I have been warned by my colleagues that the white judges on the appellate bench in Alabama are going to "F--- me up" for stirring up controversy on this subject. Maybe so. However, if this is the price I must pay for black Alabamians to achieve the goal of racially diversity on the Alabama Supreme Court, Alabama Court of Criminal Appeals, and Alabama Court of Civil Appeals in the 21st century, then so be it.
One thing is for sure -- I do not intend to pass the battle to integrate Alabama's all-white appellate courts down to my children and their children for them to fight at a later date. I would be less than a man if I did so. I have too much respect for myself, my children, my grandchildren, and my community to engage in this kind of political cowardice.
My colleagues often remind me about the way in which the federal court in Birmingham railroaded me during my 2019 criminal trial, and the real reason why they imprisoned me. Indeed, I was railroaded and, yes, I am imprisoned as a show of "white might" in Birmingham. But, the criminal justice system's mistreatment of me is no excuse for allowing Alabama's white political and judicial power players to rob the state's 26.8% of black population of their constitutional right to elect candidates of their choice to the state's appellate courts.
Sometimes Prison Can Be a Badge of Honor
While it is true that I have been incarcerated in federal prison for slightly more than 2 years, we must all remember that Dr. Martin Luther King, Jr., Rev. Ralph David Abernathy, Rev. Fred Shuttlesworth, South African President Nelson Mandela, and other notable civil rights activists spent far more time in jail than me. Dr. King and Mr. Mandela were also indicted on trumped up felony charges and railroaded in court just because they fought against engrained and widespread racial segregation when it was not popular to do so. I experienced the same fate.
Nelson Mandela was a great trial lawyer and represented himself during his criminal trial, just like I did. Mr. Mandela was railroaded during his trial, just like me. Mr. Mandela was convicted of the charges against him and spent 27 years in prison, with most of this time spent in solitary confinement.
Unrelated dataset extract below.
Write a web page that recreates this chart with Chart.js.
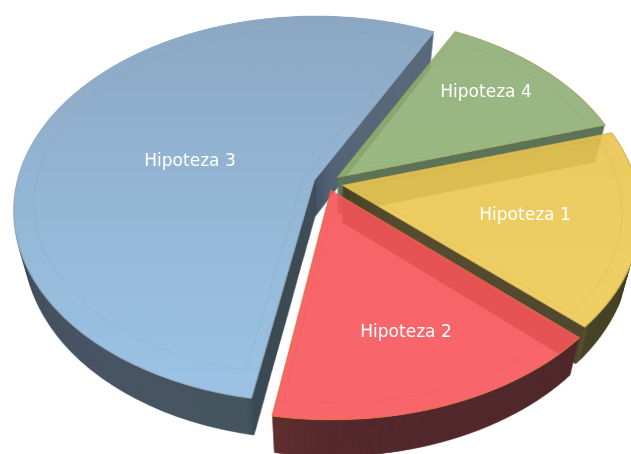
<!DOCTYPE html>
<html>
<head>
<meta charset="utf-8">
<script src="https://cdn.jsdelivr.net/npm/chart.js@4"></script>
<style>html,body{margin:0;padding:0;background:#fff;overflow:hidden}canvas{display:block}</style>
</head>
<body>
<canvas id="c" width="631" height="454"></canvas>
<script>
const categories = ['Hipoteza 1', 'Hipoteza 2', 'Hipoteza 3', 'Hipoteza 4'];
const values = [16.6, 15.8, 54.9, 12.7];
const sliceOffsets = [44, 33, 39, 38];
const sliceScale = [0.98, 1.005, 0.953, 0.975];
const drawOrder = [2, 3, 0, 1];

// styles
const topTop = ['rgba(228,190,75,.9)', 'rgba(246,83,88,.9)', 'rgba(127,158,189,.9)', 'rgba(141,172,118,.9)'];
const topBottom = ['rgba(240,205,85,.9)', 'rgba(248,85,90,.9)', 'rgba(144,188,225,.9)', 'rgba(146,184,116,.9)'];
const edgeColors = ['#c9a84a', '#e2703f', '#8fa6bd', '#a59a4a'];
const wallStops = [
  [[0, '#4a4528'], [41, '#4a4528'], [42.3, '#5f5233'], [43.2, '#33352a'], [360, '#33352a']],
  [[0, '#4e2a2c'], [90, '#55292d'], [98, '#5e2f2e'], [360, '#5e2f2e']],
  [[0, '#4a5a69'], [98.5, '#333e47'], [101, '#46565f'], [135, '#4a5566'], [155, '#46555f'], [172, '#333e48'], [200, '#333e48'], [294.5, '#44546a'], [296.8, '#5b6c7d'], [360, '#5b6c7d']],
  [[0, '#5d7459'], [360, '#5d7459']]
];
// projection of the flat pie onto the tilted view
const view = { xc: 327, yc: 183, a: 298, b: 190, k: 0.15, depth: 37, shrink: 0.035 };
const labelSpots = [[525, 216], [406, 333], [190, 162], [486, 93]];

const SRC = 1200, SRC_R = 520;
function newCanvas(w, h) { const c = document.createElement('canvas'); c.width = w; c.height = h; return c; }

function warp(src, dst, W, H) {
  const { xc, yc, a, b, k } = view;
  dst.imageSmoothingEnabled = true;
  dst.imageSmoothingQuality = 'high';
  const vOf = Y => Y / (b + k * Y);
  for (let y = 0; y < H; y++) {
    const v = vOf(y - yc), v2 = vOf(y + 1 - yc);
    if (Math.abs(v) > 1.14) continue;
    const w = 1 / (1 - k * v);
    const dw = SRC * a * w / SRC_R;
    dst.drawImage(src, 0, SRC / 2 + v * SRC_R, SRC, (v2 - v) * SRC_R, xc - dw / 2, y, dw, 1);
  }
}

const pie3d = {
  id: 'pie3d',
  beforeDatasetsDraw(chart) {
    const main = chart.ctx, W = chart.width, H = chart.height;
    const arcs = chart.getDatasetMeta(0).data;
    const sc = SRC_R / arcs[0].outerRadius;
    const cx = arcs[0].x, cy = arcs[0].y, R = arcs[0].outerRadius;

    const flat = (i, opts, pre) => {
      const src = newCanvas(SRC, SRC), o = src.getContext('2d');
      o.translate(SRC / 2, SRC / 2); o.scale(sc, sc); o.translate(-cx, -cy);
      o.translate(cx, cy); o.scale(sliceScale[i], sliceScale[i]); o.translate(-cx, -cy);
      if (pre) pre(o);
      const el = arcs[i], saved = el.options;
      el.options = Object.assign({}, saved, typeof opts === 'function' ? opts(o) : opts);
      el.draw(o);
      el.options = saved;
      return src;
    };

    drawOrder.forEach(i => {
      const buf = newCanvas(W, H), b = buf.getContext('2d');
      // extruded wall
      const wallSrc = flat(i, o => {
        const g = o.createConicGradient(0, cx, cy);
        wallStops[i].forEach(s => g.addColorStop(s[0] / 360, s[1]));
        return { backgroundColor: g, borderWidth: 0 };
      });
      const layer = newCanvas(W, H), lc = layer.getContext('2d');
      warp(wallSrc, lc, W, H);
      for (let t = view.depth; t >= 1; t--) {
        const s = 1 - view.shrink * t / view.depth;
        b.setTransform(s, 0, 0, 1, view.xc * (1 - s), t);
        b.drawImage(layer, 0, 0);
      }
      b.setTransform(1, 0, 0, 1, 0, 0);
      // remove wall behind the top face
      const solidSrc = flat(i, { backgroundColor: '#000', borderWidth: 0 });
      const solid = newCanvas(W, H);
      warp(solidSrc, solid.getContext('2d'), W, H);
      b.globalCompositeOperation = 'destination-out';
      b.drawImage(solid, 0, 0);
      b.globalCompositeOperation = 'source-over';
      // top face
      const topSrc = flat(i, o => {
        const g = o.createLinearGradient(0, cy - R, 0, cy + R);
        g.addColorStop(0, topTop[i]); g.addColorStop(1, topBottom[i]);
        return { backgroundColor: g, borderWidth: 0.7, borderColor: edgeColors[i] };
      });
      warp(topSrc, b, W, H);
      // faint inner bevel line
      const mid = (arcs[i].startAngle + arcs[i].endAngle) / 2;
      const px = cx + Math.cos(mid) * R * 0.45, py = cy + Math.sin(mid) * R * 0.45;
      const bevelSrc = flat(i, { backgroundColor: 'rgba(0,0,0,0)', borderWidth: 0.8, borderColor: 'rgba(110,90,60,.09)' },
        o => { o.translate(px, py); o.scale(0.9, 0.9); o.translate(-px, -py); });
      warp(bevelSrc, b, W, H);
      // composite
      main.save();
      main.filter = 'blur(0.45px)';
      main.drawImage(buf, 0, 0);
      main.restore();
    });

    main.save();
    main.fillStyle = '#fff';
    main.font = "17px 'DejaVu Sans'";
    main.textAlign = 'center';
    main.textBaseline = 'middle';
    categories.forEach((c, i) => main.fillText(c, labelSpots[i][0], labelSpots[i][1]));
    main.restore();
    return false;
  }
};

new Chart(document.getElementById('c'), {
  type: 'pie',
  data: { labels: categories, datasets: [{ data: values, offset: sliceOffsets, borderWidth: 0, backgroundColor: '#888' }] },
  options: {
    responsive: false, animation: false, rotation: 73,
    plugins: { legend: { display: false }, tooltip: { enabled: false } }
  },
  plugins: [pie3d]
});
</script>
</body>
</html>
In my case, Birmingham federal prosecutor Lloyd Peeples, who never saw an all-white power structure in Alabama that he did not like, tried to send me to prison for nearly 18 years for engaging in the same business transactions that unbiased and considerably more qualified New Jersey-based federal prosecutors reviewed first and determined to be in compliance with all applicable federal laws. Even though Peeples is still running amok in the Birmingham U.S. Attorney's office, this is no reason for Alabamians of interracial goodwill to act like cowards who are afraid to question the all-white status of the state's appellate courts.
Changing the Status Quo
I do not think I am the real problem here. In fact, I view myself as part of the solution to slowing down Alabama's growing and hardening white political power movement. For the most part, this movement has beaten down the state's black elected officials into Jim Crow-era submission. They have surrendered their manhood and womanhood to a mostly-male and all-white political oligarchy.
I have not sold out my people, and I never will. Even while imprisoned, I am still "unbought and unbossed." Furthermore, I realize that "everybody who is your color is not your kind."
As long as I have a breath of life left in my body, I will fight hard to dismantle the Jim Crow-era election scheme that has produced Alabama's three all-white appellate courts. Like Dr. King, Rev. Abernathy, Rev. Shuttlesworth, Mr. Mandela, and the others, I can continue to carry on this fight from prison.
Finally, I do not view my imprisonment as a badge of shame. Instead, I view it as a bridge to freedom for an African-American community in Alabama that deserves so much more than what state and federal political leaders are giving them by tolerating Alabama's all-white appellate court system.